Three to four months of training later, Graves picked up where he left off. Kind of — if you could compare playing basketball in Poland to Indiana. Parts of the country reminded Graves of home. Which part? The flat farmland just outside the city.
Everything else was new — enough differences to fill the small notebook Graves used to record his new life. The way people went grocery shopping daily instead of once a week, or how ice was never used in drinks.
His teammates affectionately called him crazy. “You live in the U.S. and you came over here?” His coach didn’t speak a word of English. Graves didn’t understand plays drawn out in time-out huddles until an assistant coach translated.
His contract expired a year later, and Graves was ready to go back home.

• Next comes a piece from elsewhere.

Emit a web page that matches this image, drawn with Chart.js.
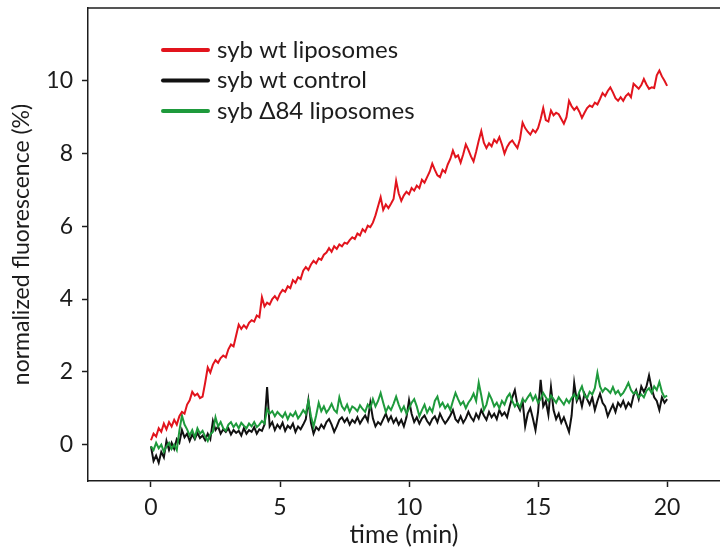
<!DOCTYPE html>
<html>
<head>
<meta charset="utf-8">
<title>Liposome fusion</title>
<script src="https://cdn.jsdelivr.net/npm/chart.js@4"></script>
<style>
  html, body { margin: 0; padding: 0; background: #fff; }
  #wrap { width: 720px; height: 550px; position: relative; }
</style>
</head>
<body>
<div id="wrap"><canvas id="chart"></canvas></div>
<script>
// series names
const seriesLabels = ['syb wt liposomes', 'syb wt control', 'syb \u039484 liposomes'];

const sampleStep = 0.1;

const wtLiposomes = [
  0.12, 0.30, 0.22, 0.45, 0.35, 0.58, 0.42, 0.62, 0.50, 0.68,
  0.55, 0.78, 0.90, 0.85, 1.10, 1.22, 1.45, 1.35, 1.40, 1.28,
  1.32, 1.70, 2.12, 1.98, 2.20, 2.32, 2.25, 2.38, 2.45, 2.40,
  2.62, 2.75, 2.70, 3.00, 3.30, 3.18, 3.28, 3.20, 3.35, 3.42,
  3.38, 3.55, 3.50, 4.05, 3.80, 3.90, 3.85, 4.00, 4.08, 3.98,
  4.15, 4.25, 4.20, 4.35, 4.30, 4.52, 4.45, 4.60, 4.55, 4.78,
  4.88, 4.80, 4.95, 5.05, 4.98, 5.12, 5.08, 5.22, 5.28, 5.40,
  5.30, 5.45, 5.38, 5.50, 5.45, 5.55, 5.52, 5.62, 5.70, 5.65,
  5.80, 5.75, 5.92, 5.85, 6.02, 5.98, 6.10, 6.30, 6.55, 6.80,
  6.45, 6.60, 6.50, 6.62, 6.75, 7.25, 6.90, 6.70, 6.85, 6.95,
  6.88, 7.05, 6.98, 7.12, 7.05, 7.28, 7.20, 7.35, 7.50, 7.72,
  7.55, 7.40, 7.35, 7.55, 7.48, 7.70, 7.85, 8.08, 7.90, 7.95,
  7.75, 7.98, 8.25, 8.10, 7.92, 7.78, 8.05, 8.35, 8.62, 8.30,
  8.15, 8.28, 8.20, 8.38, 8.30, 8.45, 8.25, 8.00, 8.18, 8.30,
  8.36, 8.25, 8.15, 8.40, 8.85, 8.70, 8.60, 8.52, 8.65, 8.58,
  8.70, 8.95, 9.25, 8.92, 8.88, 9.18, 9.05, 9.12, 9.08, 8.95,
  8.82, 9.00, 9.45, 9.30, 9.20, 9.28, 9.15, 8.98, 9.12, 9.25,
  9.32, 9.28, 9.40, 9.35, 9.50, 9.66, 9.58, 9.72, 9.82, 9.68,
  9.52, 9.45, 9.55, 9.45, 9.58, 9.65, 9.55, 9.92, 9.85, 9.78,
  9.88, 10.05, 9.90, 9.78, 9.82, 9.80, 10.15, 10.28, 10.12, 10.00,
  9.86
];

const wtControl = [
  -0.05, -0.45, -0.30, -0.50, -0.20, -0.35, 0.10, -0.15, 0.05, -0.12,
  0.15, 0.05, 0.40, 0.20, 0.30, 0.10, 0.28, 0.15, 0.32, 0.18,
  0.25, 0.12, 0.30, 0.15, 0.65, 0.40, 0.50, 0.30, 0.42, 0.35,
  0.45, 0.28, 0.40, 0.32, 0.38, 0.25, 0.45, 0.30, 0.40, 0.35,
  0.48, 0.30, 0.42, 0.38, 0.55, 1.58, 0.50, 0.62, 0.40, 0.55,
  0.45, 0.60, 0.38, 0.52, 0.45, 0.58, 0.35, 0.50, 0.42, 0.55,
  0.70, 1.22, 0.60, 0.30, 0.48, 0.40, 0.55, 0.45, 0.62, 0.70,
  0.55, 0.35, 0.50, 0.68, 0.75, 0.62, 0.72, 0.55, 0.68, 0.60,
  0.75, 0.58, 0.70, 0.80, 0.65, 1.15, 0.72, 0.50, 0.62, 0.55,
  0.70, 0.85, 0.65, 0.78, 0.60, 0.72, 0.55, 0.68, 0.50, 0.75,
  1.22, 0.85, 0.62, 0.75, 0.58, 0.72, 0.80, 0.65, 0.55, 0.70,
  0.78, 0.62, 0.85, 0.70, 0.58, 0.68, 0.80, 0.95, 0.70, 0.62,
  0.78, 0.60, 0.72, 0.90, 0.75, 0.65, 0.85, 0.72, 0.95, 0.80,
  0.68, 0.90, 0.75, 0.85, 0.70, 0.95, 0.80, 0.88, 0.75, 1.05,
  1.30, 1.50, 1.10, 0.95, 1.20, 0.50, 0.85, 1.00, 0.72, 0.40,
  0.90, 1.78, 1.05, 1.20, 0.82, 1.58, 0.95, 0.70, 0.85, 0.60,
  0.75, 0.55, 0.35, 0.80, 1.70, 1.20, 1.35, 1.05, 1.40, 1.25,
  1.10, 1.30, 0.95, 1.20, 1.40, 1.15, 1.05, 0.78, 0.95, 1.10,
  0.90, 1.15, 1.05, 1.20, 1.00, 1.15, 1.05, 1.35, 1.50, 1.25,
  1.60, 1.45, 1.60, 1.90, 1.55, 1.30, 1.20, 0.95, 1.30, 1.15,
  1.25
];

const d84Liposomes = [
  -0.05, -0.15, 0.05, -0.10, 0.00, -0.20, -0.05, 0.05, -0.12, 0.00,
  -0.15, 0.38, 0.80, 0.55, 0.42, 0.25, 0.40, 0.20, 0.45, 0.30,
  0.38, 0.22, 0.10, 0.28, 0.35, 0.75, 0.50, 0.62, 0.45, 0.38,
  0.55, 0.62, 0.48, 0.58, 0.45, 0.60, 0.52, 0.45, 0.58, 0.50,
  0.62, 0.48, 0.55, 0.65, 0.58, 0.98, 0.85, 0.92, 0.78, 0.90,
  0.82, 0.75, 0.88, 0.70, 0.85, 0.78, 0.90, 0.72, 0.82, 0.95,
  0.85, 1.20, 0.78, 0.50, 0.80, 1.15, 0.92, 1.05, 0.88, 0.98,
  1.12, 0.95, 0.88, 1.30, 1.05, 0.95, 1.10, 0.90, 1.05, 1.00,
  0.92, 1.08, 0.98, 0.90, 1.10, 1.00, 1.25, 1.05, 1.20, 1.42,
  1.15, 0.90, 1.05, 0.95, 1.12, 1.32, 1.10, 0.92, 1.05, 0.85,
  1.00, 1.15, 1.25, 1.05, 0.78, 0.95, 1.10, 0.88, 1.02, 0.90,
  1.20, 1.32, 1.05, 1.15, 1.00, 1.10, 0.95, 1.20, 1.42, 1.25,
  1.10, 1.18, 1.00, 1.15, 1.25, 1.40, 1.20, 1.70, 1.35, 0.95,
  1.10, 1.40, 1.25, 1.05, 1.15, 1.00, 1.20, 1.10, 1.30, 1.40,
  1.20, 1.05, 1.15, 1.02, 1.25, 1.18, 1.30, 1.40, 1.22, 1.35,
  1.15, 1.25, 1.42, 1.30, 1.20, 1.35, 1.25, 1.15, 1.30, 1.20,
  1.10, 1.25, 1.15, 1.28, 1.38, 1.25, 1.45, 1.60, 1.35, 1.28,
  1.45, 1.38, 1.55, 1.97, 1.60, 1.45, 1.55, 1.50, 1.42, 1.58,
  1.40, 1.48, 1.35, 1.42, 1.55, 1.70, 1.50, 1.40, 1.45, 1.30,
  1.38, 1.30, 1.48, 1.55, 1.42, 1.60, 1.50, 1.72, 1.45, 1.30,
  1.35
];

// axis ticks
const xTickValues = [0, 5, 10, 15, 20];
const yTickValues = [0, 2, 4, 6, 8, 10];

const seriesColors = ['#e2141d', '#111111', '#1e9a3c'];
const seriesValues = [wtLiposomes, wtControl, d84Liposomes];
const drawOrder = [0, 2, 1]; // green over black

const FONT = 'Lato, "Open Sans", sans-serif';
const INK = '#1c1c1c';

function toPoints(values) {
  return values.map((v, i) => ({ x: +(i * sampleStep).toFixed(1), y: v }));
}

// no label overhang padding, the plot box is fixed
function noOverhang(scale) {
  scale.paddingTop = 0;
  scale.paddingBottom = 0;
  scale.paddingLeft = 0;
  scale.paddingRight = 0;
}

// top frame line
const frameTop = {
  id: 'frameTop',
  afterDraw(chart) {
    const { ctx, chartArea } = chart;
    ctx.save();
    ctx.strokeStyle = INK;
    ctx.lineWidth = 1.5;
    ctx.beginPath();
    ctx.moveTo(chartArea.left, chartArea.top);
    ctx.lineTo(chart.width, chartArea.top);
    ctx.stroke();
    ctx.restore();
  }
};

// legend inside the plot, top-left
const insideLegend = {
  id: 'insideLegend',
  afterDraw(chart) {
    const { ctx, chartArea } = chart;
    const x0 = chartArea.left + 75;
    const y0 = chartArea.top + 42;
    ctx.save();
    ctx.font = '24px ' + FONT;
    ctx.textBaseline = 'middle';
    chart.data.datasets.forEach((ds, i) => {
      const y = y0 + i * 30.5;
      ctx.strokeStyle = ds.borderColor;
      ctx.lineWidth = 4;
      ctx.lineCap = 'round';
      ctx.beginPath();
      ctx.moveTo(x0, y);
      ctx.lineTo(x0 + 45, y);
      ctx.stroke();
      ctx.fillStyle = INK;
      ctx.fillText(ds.label, x0 + 54, y);
    });
    ctx.restore();
  }
};

new Chart(document.getElementById('chart'), {
  type: 'line',
  data: {
    datasets: seriesLabels.map((label, i) => ({
      label: label,
      data: toPoints(seriesValues[i]),
      borderColor: seriesColors[i],
      backgroundColor: seriesColors[i],
      borderWidth: 2,
      pointRadius: 0,
      tension: 0,
      order: drawOrder[i]
    }))
  },
  options: {
    responsive: true,
    maintainAspectRatio: false,
    animation: false,
    layout: { padding: { top: 8, right: 0, bottom: 0, left: 0 } },
    plugins: {
      legend: { display: false },
      tooltip: { enabled: false }
    },
    scales: {
      x: {
        type: 'linear',
        min: -2.44,
        max: 22.05,
        afterBuildTicks: (scale) => { scale.ticks = xTickValues.map(v => ({ value: v })); },
        afterFit: (scale) => { scale.height = 69; noOverhang(scale); },
        border: { display: true, color: INK, width: 1.5 },
        grid: { drawOnChartArea: false, drawTicks: true, tickLength: 6, tickColor: INK, tickWidth: 1.5 },
        ticks: { color: INK, padding: 7, font: { family: FONT, size: 23 } },
        title: {
          display: true,
          text: 'time (min)',
          color: INK,
          padding: { top: 0, bottom: 0 },
          font: { family: FONT, size: 25 }
        }
      },
      y: {
        min: -1,
        max: 12,
        afterBuildTicks: (scale) => { scale.ticks = yTickValues.map(v => ({ value: v })); },
        afterFit: (scale) => { scale.width = 88; noOverhang(scale); },
        border: { display: true, color: INK, width: 1.5 },
        grid: { drawOnChartArea: false, drawTicks: true, tickLength: 6, tickColor: INK, tickWidth: 1.5 },
        ticks: { color: INK, padding: 9, font: { family: FONT, size: 23 } },
        title: {
          display: true,
          text: 'normalized fluorescence (%)',
          color: INK,
          padding: { top: 8, bottom: 0 },
          font: { family: FONT, size: 23 }
        }
      }
    }
  },
  plugins: [frameTop, insideLegend]
});
</script>
</body>
</html>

“It was very lonely,” he said. “I saw it as a great opportunity at the time, but I just didn’t want to continue it. I had three older brothers, so they’re having kids and their kids were growing up, and I just felt like I was missing out. I decided that being at home with friends and family was more important than chasing after the basketball dream.”
The basketball dream. It resurfaces in small waves and suspends in the light rays of Hinkle every time Graves steps into the fieldhouse. Nostalgia darting in and out, the way he weaved around and about the court.
The team today — Johnson doubts any of them knew who Graves was until he came back for an alumni game.
Maybe that’s the way he likes it. If they pass his name on the school records list, they will know who he is. They will know how much work it took to get there. And if they know that, they will know exactly who A.J. Graves is.